[Problem requirements]: Copy nothing but the text: repeat each entry exactly and drop the images.
----------------------------------------
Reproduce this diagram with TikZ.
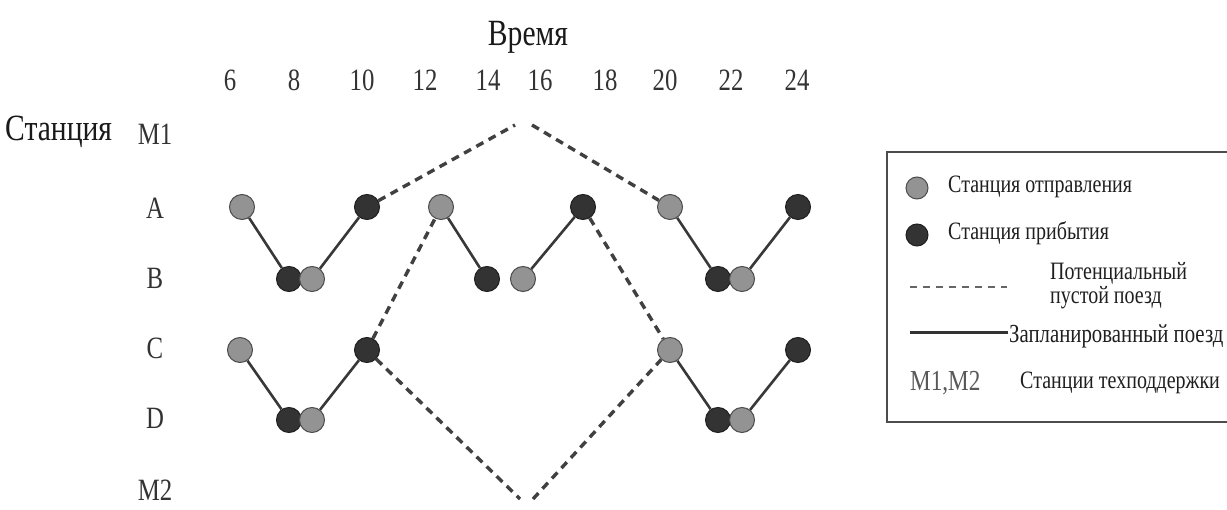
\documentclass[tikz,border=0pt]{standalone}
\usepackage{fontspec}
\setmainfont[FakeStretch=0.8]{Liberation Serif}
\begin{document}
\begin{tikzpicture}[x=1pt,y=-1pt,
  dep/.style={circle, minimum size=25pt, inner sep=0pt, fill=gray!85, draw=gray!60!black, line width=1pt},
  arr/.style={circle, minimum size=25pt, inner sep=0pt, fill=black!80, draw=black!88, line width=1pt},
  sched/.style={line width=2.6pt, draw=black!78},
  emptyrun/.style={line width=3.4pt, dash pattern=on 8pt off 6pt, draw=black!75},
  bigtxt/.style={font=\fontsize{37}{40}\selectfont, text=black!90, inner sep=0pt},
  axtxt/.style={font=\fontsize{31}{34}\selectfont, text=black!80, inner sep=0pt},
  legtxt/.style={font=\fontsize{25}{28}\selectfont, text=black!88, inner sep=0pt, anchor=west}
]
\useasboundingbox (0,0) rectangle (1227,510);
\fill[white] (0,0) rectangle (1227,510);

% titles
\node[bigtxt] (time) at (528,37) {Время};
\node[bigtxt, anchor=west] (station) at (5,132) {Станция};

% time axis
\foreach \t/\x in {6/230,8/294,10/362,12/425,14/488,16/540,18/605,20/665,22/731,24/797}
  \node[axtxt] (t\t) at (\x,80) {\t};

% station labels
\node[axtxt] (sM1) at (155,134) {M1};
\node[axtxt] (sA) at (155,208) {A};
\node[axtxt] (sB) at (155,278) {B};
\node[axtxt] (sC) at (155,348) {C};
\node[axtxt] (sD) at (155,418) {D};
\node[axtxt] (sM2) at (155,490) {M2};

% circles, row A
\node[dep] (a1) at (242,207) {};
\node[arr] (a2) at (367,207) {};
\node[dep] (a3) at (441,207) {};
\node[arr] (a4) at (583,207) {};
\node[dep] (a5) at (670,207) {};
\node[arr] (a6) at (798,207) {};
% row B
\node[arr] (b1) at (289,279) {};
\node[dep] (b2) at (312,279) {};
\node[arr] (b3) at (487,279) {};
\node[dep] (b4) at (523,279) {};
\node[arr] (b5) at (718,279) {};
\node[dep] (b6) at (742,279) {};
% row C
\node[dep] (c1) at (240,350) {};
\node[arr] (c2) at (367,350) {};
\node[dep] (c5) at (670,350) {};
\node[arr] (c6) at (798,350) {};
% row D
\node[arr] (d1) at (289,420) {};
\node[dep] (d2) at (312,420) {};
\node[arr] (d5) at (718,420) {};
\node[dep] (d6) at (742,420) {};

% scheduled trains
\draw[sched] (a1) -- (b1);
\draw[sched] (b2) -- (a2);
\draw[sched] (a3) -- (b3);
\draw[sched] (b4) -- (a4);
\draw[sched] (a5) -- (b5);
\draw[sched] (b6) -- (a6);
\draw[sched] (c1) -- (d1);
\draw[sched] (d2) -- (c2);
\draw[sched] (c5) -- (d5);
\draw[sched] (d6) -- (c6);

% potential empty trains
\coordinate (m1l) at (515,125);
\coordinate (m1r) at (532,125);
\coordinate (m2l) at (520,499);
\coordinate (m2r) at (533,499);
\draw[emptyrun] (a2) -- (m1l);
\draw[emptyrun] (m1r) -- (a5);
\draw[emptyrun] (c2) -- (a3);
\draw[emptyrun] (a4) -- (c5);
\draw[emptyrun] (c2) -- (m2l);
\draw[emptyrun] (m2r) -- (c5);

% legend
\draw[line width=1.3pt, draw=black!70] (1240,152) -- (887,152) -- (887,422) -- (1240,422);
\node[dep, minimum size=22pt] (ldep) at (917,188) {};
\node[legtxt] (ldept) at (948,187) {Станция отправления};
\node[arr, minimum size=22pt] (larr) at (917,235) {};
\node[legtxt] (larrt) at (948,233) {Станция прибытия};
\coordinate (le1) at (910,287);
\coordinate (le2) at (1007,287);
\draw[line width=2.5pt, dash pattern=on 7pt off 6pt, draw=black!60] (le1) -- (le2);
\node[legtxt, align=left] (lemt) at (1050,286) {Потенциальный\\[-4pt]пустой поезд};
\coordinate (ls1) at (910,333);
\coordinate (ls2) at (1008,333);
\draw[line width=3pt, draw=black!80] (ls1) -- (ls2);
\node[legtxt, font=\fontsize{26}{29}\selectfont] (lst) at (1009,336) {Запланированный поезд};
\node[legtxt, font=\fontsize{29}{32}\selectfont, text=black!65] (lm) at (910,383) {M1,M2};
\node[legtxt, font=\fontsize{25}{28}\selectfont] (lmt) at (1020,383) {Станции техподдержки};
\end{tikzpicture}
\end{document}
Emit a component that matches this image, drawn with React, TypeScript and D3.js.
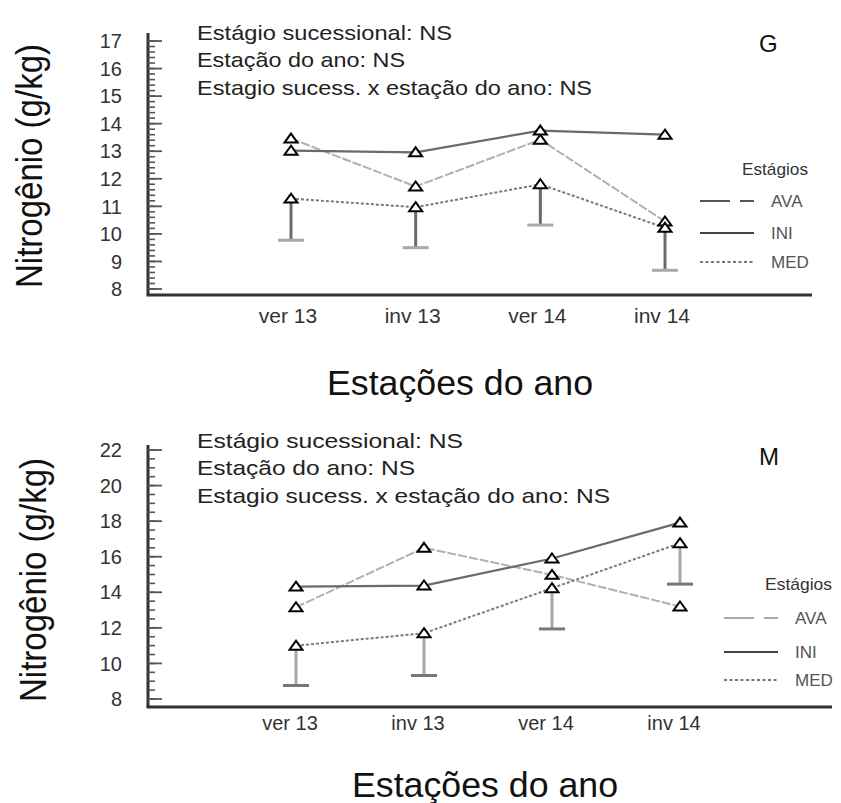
----------------------------------------
[Exercise response]:
Reproduce this diagram with TikZ.
\documentclass[tikz,border=0pt]{standalone}
\usepackage{fontspec}
\setmainfont[FakeStretch=0.8]{Liberation Serif}
\begin{document}
\begin{tikzpicture}[x=1pt,y=-1pt,
  dep/.style={circle, minimum size=25pt, inner sep=0pt, fill=gray!85, draw=gray!60!black, line width=1pt},
  arr/.style={circle, minimum size=25pt, inner sep=0pt, fill=black!80, draw=black!88, line width=1pt},
  sched/.style={line width=2.6pt, draw=black!78},
  emptyrun/.style={line width=3.4pt, dash pattern=on 8pt off 6pt, draw=black!75},
  bigtxt/.style={font=\fontsize{37}{40}\selectfont, text=black!90, inner sep=0pt},
  axtxt/.style={font=\fontsize{31}{34}\selectfont, text=black!80, inner sep=0pt},
  legtxt/.style={font=\fontsize{25}{28}\selectfont, text=black!88, inner sep=0pt, anchor=west}
]
\useasboundingbox (0,0) rectangle (1227,510);
\fill[white] (0,0) rectangle (1227,510);

% titles
\node[bigtxt] (time) at (528,37) {Время};
\node[bigtxt, anchor=west] (station) at (5,132) {Станция};

% time axis
\foreach \t/\x in {6/230,8/294,10/362,12/425,14/488,16/540,18/605,20/665,22/731,24/797}
  \node[axtxt] (t\t) at (\x,80) {\t};

% station labels
\node[axtxt] (sM1) at (155,134) {M1};
\node[axtxt] (sA) at (155,208) {A};
\node[axtxt] (sB) at (155,278) {B};
\node[axtxt] (sC) at (155,348) {C};
\node[axtxt] (sD) at (155,418) {D};
\node[axtxt] (sM2) at (155,490) {M2};

% circles, row A
\node[dep] (a1) at (242,207) {};
\node[arr] (a2) at (367,207) {};
\node[dep] (a3) at (441,207) {};
\node[arr] (a4) at (583,207) {};
\node[dep] (a5) at (670,207) {};
\node[arr] (a6) at (798,207) {};
% row B
\node[arr] (b1) at (289,279) {};
\node[dep] (b2) at (312,279) {};
\node[arr] (b3) at (487,279) {};
\node[dep] (b4) at (523,279) {};
\node[arr] (b5) at (718,279) {};
\node[dep] (b6) at (742,279) {};
% row C
\node[dep] (c1) at (240,350) {};
\node[arr] (c2) at (367,350) {};
\node[dep] (c5) at (670,350) {};
\node[arr] (c6) at (798,350) {};
% row D
\node[arr] (d1) at (289,420) {};
\node[dep] (d2) at (312,420) {};
\node[arr] (d5) at (718,420) {};
\node[dep] (d6) at (742,420) {};

% scheduled trains
\draw[sched] (a1) -- (b1);
\draw[sched] (b2) -- (a2);
\draw[sched] (a3) -- (b3);
\draw[sched] (b4) -- (a4);
\draw[sched] (a5) -- (b5);
\draw[sched] (b6) -- (a6);
\draw[sched] (c1) -- (d1);
\draw[sched] (d2) -- (c2);
\draw[sched] (c5) -- (d5);
\draw[sched] (d6) -- (c6);

% potential empty trains
\coordinate (m1l) at (515,125);
\coordinate (m1r) at (532,125);
\coordinate (m2l) at (520,499);
\coordinate (m2r) at (533,499);
\draw[emptyrun] (a2) -- (m1l);
\draw[emptyrun] (m1r) -- (a5);
\draw[emptyrun] (c2) -- (a3);
\draw[emptyrun] (a4) -- (c5);
\draw[emptyrun] (c2) -- (m2l);
\draw[emptyrun] (m2r) -- (c5);

% legend
\draw[line width=1.3pt, draw=black!70] (1240,152) -- (887,152) -- (887,422) -- (1240,422);
\node[dep, minimum size=22pt] (ldep) at (917,188) {};
\node[legtxt] (ldept) at (948,187) {Станция отправления};
\node[arr, minimum size=22pt] (larr) at (917,235) {};
\node[legtxt] (larrt) at (948,233) {Станция прибытия};
\coordinate (le1) at (910,287);
\coordinate (le2) at (1007,287);
\draw[line width=2.5pt, dash pattern=on 7pt off 6pt, draw=black!60] (le1) -- (le2);
\node[legtxt, align=left] (lemt) at (1050,286) {Потенциальный\\[-4pt]пустой поезд};
\coordinate (ls1) at (910,333);
\coordinate (ls2) at (1008,333);
\draw[line width=3pt, draw=black!80] (ls1) -- (ls2);
\node[legtxt, font=\fontsize{26}{29}\selectfont] (lst) at (1009,336) {Запланированный поезд};
\node[legtxt, font=\fontsize{29}{32}\selectfont, text=black!65] (lm) at (910,383) {M1,M2};
\node[legtxt, font=\fontsize{25}{28}\selectfont] (lmt) at (1020,383) {Станции техподдержки};
\end{tikzpicture}
\end{document}
Emit a component that matches this image, drawn with React, TypeScript and D3.js.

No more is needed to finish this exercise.